**Aim**
Beginning with the first line, set down every line through the one containing "fig.canvas.draw()", exactly as it appears, but not the pictures.

-- BEGIN --

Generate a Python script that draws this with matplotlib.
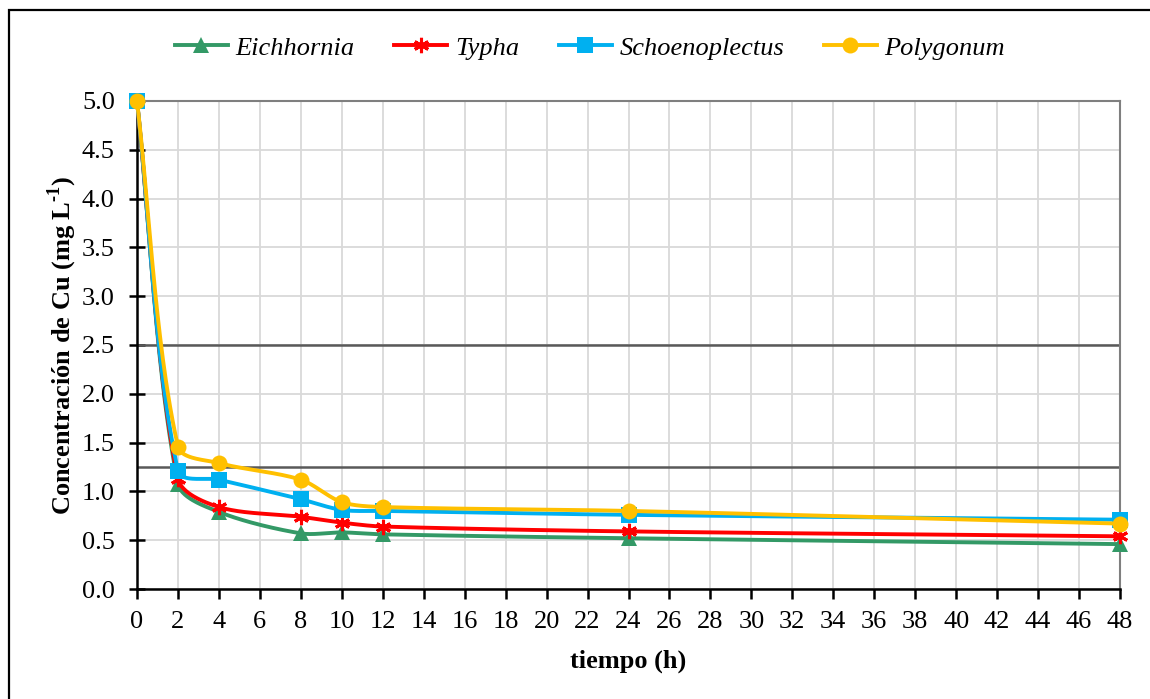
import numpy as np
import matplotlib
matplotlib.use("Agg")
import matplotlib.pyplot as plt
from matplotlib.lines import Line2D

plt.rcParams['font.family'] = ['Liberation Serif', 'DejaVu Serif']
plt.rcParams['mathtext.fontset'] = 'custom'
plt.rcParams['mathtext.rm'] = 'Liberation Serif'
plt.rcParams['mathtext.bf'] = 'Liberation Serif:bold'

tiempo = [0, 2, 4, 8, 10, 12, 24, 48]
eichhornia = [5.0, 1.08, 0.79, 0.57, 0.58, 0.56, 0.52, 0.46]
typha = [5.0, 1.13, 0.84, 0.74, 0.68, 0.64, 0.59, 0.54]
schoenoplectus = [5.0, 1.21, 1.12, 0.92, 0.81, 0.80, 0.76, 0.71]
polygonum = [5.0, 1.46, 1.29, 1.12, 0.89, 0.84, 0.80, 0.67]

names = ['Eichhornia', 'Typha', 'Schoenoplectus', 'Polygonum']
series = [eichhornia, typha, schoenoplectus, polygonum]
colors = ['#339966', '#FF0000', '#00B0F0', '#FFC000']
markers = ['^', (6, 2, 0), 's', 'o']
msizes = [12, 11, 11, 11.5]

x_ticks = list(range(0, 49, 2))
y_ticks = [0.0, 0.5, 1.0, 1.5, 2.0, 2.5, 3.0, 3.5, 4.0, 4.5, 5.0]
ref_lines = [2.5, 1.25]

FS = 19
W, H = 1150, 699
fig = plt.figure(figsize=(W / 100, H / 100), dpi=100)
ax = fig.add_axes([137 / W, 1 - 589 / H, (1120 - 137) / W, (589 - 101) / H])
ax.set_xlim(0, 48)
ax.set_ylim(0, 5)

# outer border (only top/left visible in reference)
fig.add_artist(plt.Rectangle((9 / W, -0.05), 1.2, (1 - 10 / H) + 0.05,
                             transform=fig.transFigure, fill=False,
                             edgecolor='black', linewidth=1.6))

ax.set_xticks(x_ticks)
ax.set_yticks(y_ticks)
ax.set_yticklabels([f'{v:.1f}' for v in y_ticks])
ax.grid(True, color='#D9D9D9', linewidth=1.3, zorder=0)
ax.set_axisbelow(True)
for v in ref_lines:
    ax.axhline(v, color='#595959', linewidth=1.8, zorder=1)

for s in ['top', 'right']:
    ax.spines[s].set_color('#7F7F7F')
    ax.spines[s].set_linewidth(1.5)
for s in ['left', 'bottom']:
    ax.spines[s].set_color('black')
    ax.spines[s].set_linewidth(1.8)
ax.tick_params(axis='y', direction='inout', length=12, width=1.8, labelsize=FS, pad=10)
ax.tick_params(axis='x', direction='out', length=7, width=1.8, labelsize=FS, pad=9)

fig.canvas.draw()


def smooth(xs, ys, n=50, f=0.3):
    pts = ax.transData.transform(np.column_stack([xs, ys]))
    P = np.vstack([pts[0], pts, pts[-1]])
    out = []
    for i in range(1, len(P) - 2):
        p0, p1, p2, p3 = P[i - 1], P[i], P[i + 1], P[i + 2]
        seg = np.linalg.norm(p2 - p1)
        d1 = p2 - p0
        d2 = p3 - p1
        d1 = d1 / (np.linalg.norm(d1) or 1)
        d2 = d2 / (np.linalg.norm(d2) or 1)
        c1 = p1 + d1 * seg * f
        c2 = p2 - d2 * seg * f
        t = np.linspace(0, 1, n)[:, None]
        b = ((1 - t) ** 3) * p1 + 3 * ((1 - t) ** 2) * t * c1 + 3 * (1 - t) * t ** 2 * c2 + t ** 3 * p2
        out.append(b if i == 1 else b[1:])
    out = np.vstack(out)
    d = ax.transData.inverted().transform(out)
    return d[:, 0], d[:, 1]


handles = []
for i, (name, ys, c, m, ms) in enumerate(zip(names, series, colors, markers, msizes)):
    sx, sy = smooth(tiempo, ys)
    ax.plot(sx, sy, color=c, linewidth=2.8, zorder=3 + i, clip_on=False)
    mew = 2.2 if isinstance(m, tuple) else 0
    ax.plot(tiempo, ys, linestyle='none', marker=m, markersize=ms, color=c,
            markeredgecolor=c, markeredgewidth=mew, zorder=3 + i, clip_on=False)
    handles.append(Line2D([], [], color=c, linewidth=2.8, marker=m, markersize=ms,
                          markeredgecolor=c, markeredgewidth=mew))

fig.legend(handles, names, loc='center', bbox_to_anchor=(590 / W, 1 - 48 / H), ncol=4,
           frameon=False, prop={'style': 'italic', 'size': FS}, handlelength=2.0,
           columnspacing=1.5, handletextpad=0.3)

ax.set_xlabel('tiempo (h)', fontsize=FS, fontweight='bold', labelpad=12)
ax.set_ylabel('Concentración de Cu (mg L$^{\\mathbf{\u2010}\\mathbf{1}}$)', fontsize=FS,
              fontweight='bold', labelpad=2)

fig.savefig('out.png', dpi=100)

-- END --

**The answer**
Generate a Python script that draws this with matplotlib.
import numpy as np
import matplotlib
matplotlib.use("Agg")
import matplotlib.pyplot as plt
from matplotlib.lines import Line2D

plt.rcParams['font.family'] = ['Liberation Serif', 'DejaVu Serif']
plt.rcParams['mathtext.fontset'] = 'custom'
plt.rcParams['mathtext.rm'] = 'Liberation Serif'
plt.rcParams['mathtext.bf'] = 'Liberation Serif:bold'

tiempo = [0, 2, 4, 8, 10, 12, 24, 48]
eichhornia = [5.0, 1.08, 0.79, 0.57, 0.58, 0.56, 0.52, 0.46]
typha = [5.0, 1.13, 0.84, 0.74, 0.68, 0.64, 0.59, 0.54]
schoenoplectus = [5.0, 1.21, 1.12, 0.92, 0.81, 0.80, 0.76, 0.71]
polygonum = [5.0, 1.46, 1.29, 1.12, 0.89, 0.84, 0.80, 0.67]

names = ['Eichhornia', 'Typha', 'Schoenoplectus', 'Polygonum']
series = [eichhornia, typha, schoenoplectus, polygonum]
colors = ['#339966', '#FF0000', '#00B0F0', '#FFC000']
markers = ['^', (6, 2, 0), 's', 'o']
msizes = [12, 11, 11, 11.5]

x_ticks = list(range(0, 49, 2))
y_ticks = [0.0, 0.5, 1.0, 1.5, 2.0, 2.5, 3.0, 3.5, 4.0, 4.5, 5.0]
ref_lines = [2.5, 1.25]

FS = 19
W, H = 1150, 699
fig = plt.figure(figsize=(W / 100, H / 100), dpi=100)
ax = fig.add_axes([137 / W, 1 - 589 / H, (1120 - 137) / W, (589 - 101) / H])
ax.set_xlim(0, 48)
ax.set_ylim(0, 5)

# outer border (only top/left visible in reference)
fig.add_artist(plt.Rectangle((9 / W, -0.05), 1.2, (1 - 10 / H) + 0.05,
                             transform=fig.transFigure, fill=False,
                             edgecolor='black', linewidth=1.6))

ax.set_xticks(x_ticks)
ax.set_yticks(y_ticks)
ax.set_yticklabels([f'{v:.1f}' for v in y_ticks])
ax.grid(True, color='#D9D9D9', linewidth=1.3, zorder=0)
ax.set_axisbelow(True)
for v in ref_lines:
    ax.axhline(v, color='#595959', linewidth=1.8, zorder=1)

for s in ['top', 'right']:
    ax.spines[s].set_color('#7F7F7F')
    ax.spines[s].set_linewidth(1.5)
for s in ['left', 'bottom']:
    ax.spines[s].set_color('black')
    ax.spines[s].set_linewidth(1.8)
ax.tick_params(axis='y', direction='inout', length=12, width=1.8, labelsize=FS, pad=10)
ax.tick_params(axis='x', direction='out', length=7, width=1.8, labelsize=FS, pad=9)

fig.canvas.draw()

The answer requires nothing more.